Third, in addition to creating the FHFA as the new regulator and giving the ability to invest in Fannie Mae and Freddie Mac, the law created a new “duty to serve certain underserved markets” for Fannie and Freddie. The law identified manufactured housing as one of the three underserved markets (rural housing and affordable housing preservation as the other two markets). Specifically, the law mandated that Fannie and Freddie provide leadership to the manufactured housing market and facilitate a secondary market for low- and moderate-income homebuyers seeking manufactured home loans.
Fannie and Freddie are also required to develop new manufactured housing loan products with flexible underwriting standards for the servicing market. In 2010, the law requires FHFA to establish guidelines to determine whether Fannie and Freddie have complied with the new duty to serve the manufactured housing market. Thereafter, FHFA will annually evaluate and rate Fannie and Freddie’s compliance and may even require Fannie and Freddie to submit a housing plan to correct noncompliance.
Finally, the law created several general provisions that indirectly affect the manufactured housing market. The law created a first-time homebuyer tax credit that will assist new homebuyers when making a down payment. The credit would provide an interest-free loan up to ten percent of the purchase price not to exceed $7,500. The homebuyer is required to repay the loan to the federal government over a 15-year period in equal installments. The tax credit is available for first-time homebuyers through June 2009 that purchase a principal residence, which can include manufactured homes. The law also created a tax provisions to provide an additional standard deduction for real property taxes to assist homeowners who do not itemize their income tax returns. The standard deduction is $500 (or $1,000 for joint filers) and is only available for the 2008 tax year. The deduction is also applicable for owners of manufactured homes.

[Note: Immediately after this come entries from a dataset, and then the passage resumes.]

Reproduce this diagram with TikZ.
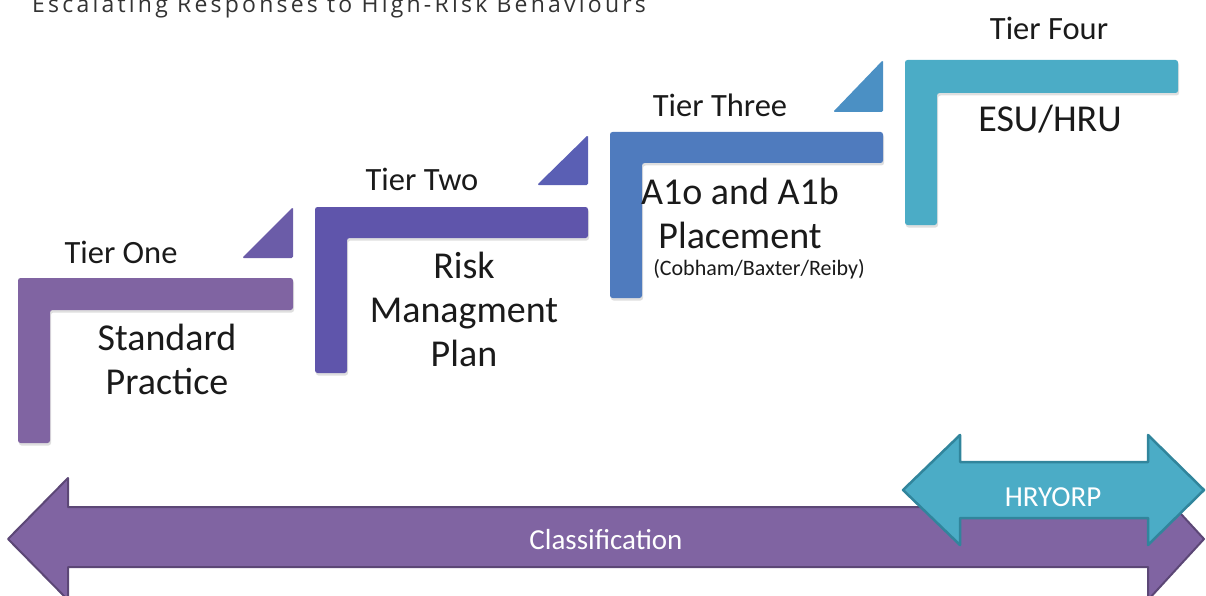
\documentclass[tikz,border=0pt]{standalone}
\usepackage{fontspec}
\setmainfont{Carlito}
\newfontfamily\titlefont[LetterSpace=14]{Open Sans}
\usetikzlibrary{shadows}
\definecolor{tone}{HTML}{8064A2}
\definecolor{ttwo}{HTML}{5F55AB}
\definecolor{tthree}{HTML}{4F7BBE}
\definecolor{tfour}{HTML}{4BACC6}
\definecolor{triA}{HTML}{6B5CA8}
\definecolor{triB}{HTML}{5A5FB4}
\definecolor{triC}{HTML}{4B90C4}
\definecolor{clsborder}{HTML}{5C4776}
\definecolor{hrborder}{HTML}{31859C}
\definecolor{txt}{HTML}{1A1A1A}
\definecolor{ttl}{HTML}{333333}
\tikzset{
  stair/.style={rounded corners=2.5pt, drop shadow={opacity=0.25, shadow xshift=1pt, shadow yshift=-2.5pt}},
  tri/.style={rounded corners=1.5pt},
  tierlbl/.style={font=\fontsize{32.5}{36}\selectfont, text=txt, inner sep=0pt},
  mainlbl/.style={font=\fontsize{38}{44}\selectfont, text=txt, align=center, inner sep=0pt},
  arrowlbl/.style={text=white, inner sep=0pt, font=\fontsize{29}{32}\selectfont},
}
\begin{document}
\begin{tikzpicture}[x=1pt,y=-1pt]
\useasboundingbox (0,0) rectangle (1206,596);
% title
\node[anchor=base west, text=ttl, font=\titlefont\fontsize{23}{26}\selectfont, inner sep=0pt] (title) at (32,13) {Escalating Responses to High-Risk Behaviours};
% Tier one
\fill[tone, stair] (18,278) -- (293,278) -- (293,310) -- (50,310) -- (50,443) -- (18,443) -- cycle;
\fill[triA, tri] (293,207) -- (293,258) -- (242,258) -- cycle;
\node[tierlbl] (t1) at (121,252) {Tier One};
\node[mainlbl] (m1) at (167,359) {Standard\\Practice};
% Tier two
\fill[ttwo, stair] (315,207) -- (588,207) -- (588,238) -- (347,238) -- (347,373) -- (315,373) -- cycle;
\fill[triB, tri] (588,135) -- (588,185) -- (537,185) -- cycle;
\node[tierlbl] (t2) at (422,179) {Tier Two};
\node[mainlbl] (m2) at (464,309) {Risk\\Managment\\Plan};
% Tier three
\fill[tthree, stair] (610,132) -- (883,132) -- (883,163) -- (642,163) -- (642,298) -- (610,298) -- cycle;
\fill[triC, tri] (883,60) -- (883,112) -- (833,112) -- cycle;
\node[tierlbl] (t3) at (720,105) {Tier Three};
\node[mainlbl] (m3) at (740,213) {A1o and A1b\\Placement};
\node[text=txt, font=\fontsize{22}{24}\selectfont, inner sep=0pt] (m3s) at (759,269) {(Cobham/Baxter/Reiby)};
% Tier four
\fill[tfour, stair] (905,60) -- (1178,60) -- (1178,93) -- (937,93) -- (937,225) -- (905,225) -- cycle;
\node[tierlbl] (t4) at (1049,28) {Tier Four};
\node[mainlbl] (m4) at (1050,119) {ESU/HRU};
% Classification arrow
\filldraw[fill=tone, draw=clsborder, line width=2pt, line join=round]
  (8,539) -- (68,478) -- (68,507) -- (1148,507) -- (1148,478) -- (1204,539) -- (1148,600) -- (1148,567) -- (68,567) -- (68,600) -- cycle;
\node[arrowlbl] (cls) at (606,540) {Classification};
% HRYORP arrow
\filldraw[fill=tfour, draw=hrborder, line width=2.5pt, line join=round]
  (903,490) -- (960,435) -- (960,462) -- (1148,462) -- (1148,435) -- (1204,490) -- (1148,545) -- (1148,518) -- (960,518) -- (960,545) -- cycle;
\node[arrowlbl] (hr) at (1053,497) {HRYORP};
\end{tikzpicture}
\end{document}
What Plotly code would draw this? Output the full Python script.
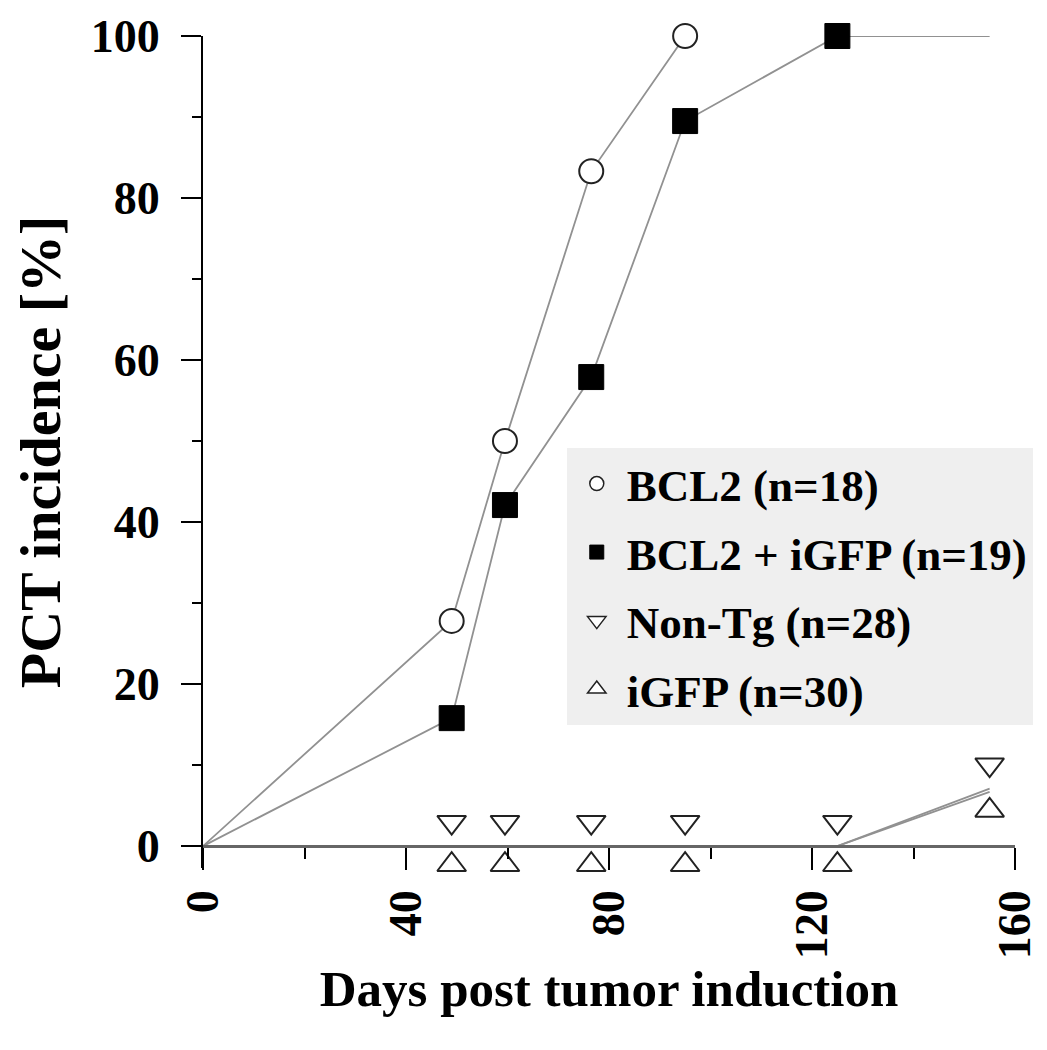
import plotly.graph_objects as go

# ---- data ----
days = [0, 49, 59.5, 76.5, 95, 125, 155]
bcl2_days = [0, 49, 59.5, 76.5, 95]
bcl2 = [0, 27.8, 50.0, 83.3, 100.0]
bcl2_igfp = [0, 15.8, 42.1, 57.9, 89.5, 100.0, 100.0]
nontg = [0, 0, 0, 0, 0, 0, 7.1]
igfp = [0, 0, 0, 0, 0, 0, 6.7]
x_ticks = [0, 40, 80, 120, 160]
y_ticks = [0, 20, 40, 60, 80, 100]

labels = ["BCL2 (n=18)", "BCL2 + iGFP (n=19)", "Non-Tg (n=28)", "iGFP (n=30)"]

FONT = "Liberation Serif"
LINE = "#919191"
# visual offsets (in % units) so the overlapping triangles sit above / below the value
DOWN_OFF = 2.95
UP_OFF = -2.3
Y_LOW = -2.7  # lower y-range padding so the lower triangles are drawn

fig = go.Figure()

# lines
for yy, xx in [(igfp, days), (nontg, days), (bcl2, bcl2_days), (bcl2_igfp, days)]:
    fig.add_trace(go.Scatter(x=xx, y=yy, mode="lines", line=dict(color=LINE, width=1.8),
                             showlegend=False, hoverinfo="skip", cliponaxis=False))

# markers (skip day 0; BCL2+iGFP last point is line-only)
fig.add_trace(go.Scatter(x=bcl2_days[1:], y=bcl2[1:], mode="markers",
                         marker=dict(symbol="circle", size=24, color="white",
                                     line=dict(color="#222", width=2)),
                         showlegend=False, cliponaxis=False))
fig.add_trace(go.Scatter(x=days[1:-1], y=bcl2_igfp[1:-1], mode="markers",
                         marker=dict(symbol="square", size=25, color="black",
                                     line=dict(color="black", width=1)),
                         showlegend=False, cliponaxis=False))
fig.add_trace(go.Scatter(x=days[1:], y=[v + DOWN_OFF for v in nontg[1:]], mode="markers",
                         marker=dict(symbol="triangle-down", size=25, color="white",
                                     line=dict(color="#222", width=2)),
                         showlegend=False, cliponaxis=False))
fig.add_trace(go.Scatter(x=days[1:], y=[v + UP_OFF for v in igfp[1:]], mode="markers",
                         marker=dict(symbol="triangle-up", size=25, color="white",
                                     line=dict(color="#222", width=2)),
                         showlegend=False, cliponaxis=False))

# legend entries
leg_styles = [
    dict(symbol="circle", size=14, color="white", line=dict(color="#222", width=1.5)),
    dict(symbol="square", size=14, color="black", line=dict(color="black", width=1)),
    dict(symbol="triangle-down", size=16, color="white", line=dict(color="#222", width=1.5)),
    dict(symbol="triangle-up", size=16, color="white", line=dict(color="#222", width=1.5)),
]
for i, (lab, st) in enumerate(zip(labels, leg_styles)):
    fig.add_trace(go.Scatter(x=[None], y=[None], mode="markers", marker=st, name=lab,
                             legendgroup=f"g{i}", showlegend=True))

axis_font = dict(family=FONT, size=46, color="black", weight="bold")

fig.update_layout(
    width=1039, height=1042,
    margin=dict(l=195, r=32, t=28, b=182),
    plot_bgcolor="white", paper_bgcolor="white",
    showlegend=True,
    legend=dict(x=0.448, y=0.505, xanchor="left", yanchor="top",
                bgcolor="#efefef", borderwidth=0,
                font=dict(family=FONT, size=45, color="black", weight="bold"),
                traceorder="grouped", tracegroupgap=7,
                itemwidth=50),
    xaxis=dict(range=[0, 160], tickvals=x_ticks, ticktext=[str(v) for v in x_ticks],
               anchor="free", position=-Y_LOW / (100 - Y_LOW), automargin=False,
               ticks="outside", ticklen=22, tickwidth=2, tickcolor="black",
               tickangle=-90, tickfont=axis_font, ticklabelstandoff=2,
               minor=dict(dtick=20, tick0=0, ticks="outside", ticklen=11, tickwidth=2, tickcolor="black"),
               showline=True, linecolor="#666", linewidth=2.5, showgrid=False, zeroline=False,
               title=dict(text="Days post tumor induction",
                          font=dict(family=FONT, size=51, color="black", weight="bold"),
                          standoff=12)),
    yaxis=dict(range=[Y_LOW, 100], tickvals=y_ticks, ticktext=[str(v) for v in y_ticks],
               automargin=False,
               ticks="outside", ticklen=20, tickwidth=2, tickcolor="black",
               tickfont=axis_font, ticklabelstandoff=12,
               minor=dict(dtick=10, tick0=0, ticks="outside", ticklen=9, tickwidth=2, tickcolor="black"),
               showline=True, linecolor="black", linewidth=2, showgrid=False, zeroline=False,
               title=dict(text="PCT incidence [%]",
                          font=dict(family=FONT, size=58, color="black", weight="bold"),
                          standoff=31)),
)

fig.write_html("out.html")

Emergency Economic Stabilization Act of 2008
While the Emergency Economic Stabilization Act of 2008 primarily enacted a $700 billion plan for the federal government to buy up troubled securities infected by bad mortgages, it also provided for a few provisions related to manufactured homes. Specifically, the law extended an Energy Star tax credit for manufactured homes that was set to expire at the end of 2008. The law extended the tax credit until the end of 2009. The tax credit allows manufactured home producers to claim a $1,000 federal income tax credit for each home that qualifies for the Energy Star label. In addition, a producer may claim a $2,000 tax credit for each manufactured home that complies with at least 50% of the International Energy Conservation Code requirements. More importantly, the law did not include provisions, which would allow bankruptcy judges to modify loan terms for manufactured homes mortgages.
While the future of the U.S. economy and the manufactured housing market is uncertain, the passage of both laws will help to stabilize manufactured home ownership. By increasing FHA insurance limits and providing incentives for lenders, the federal government has created the groundwork for a healthy manufactured home market in the future.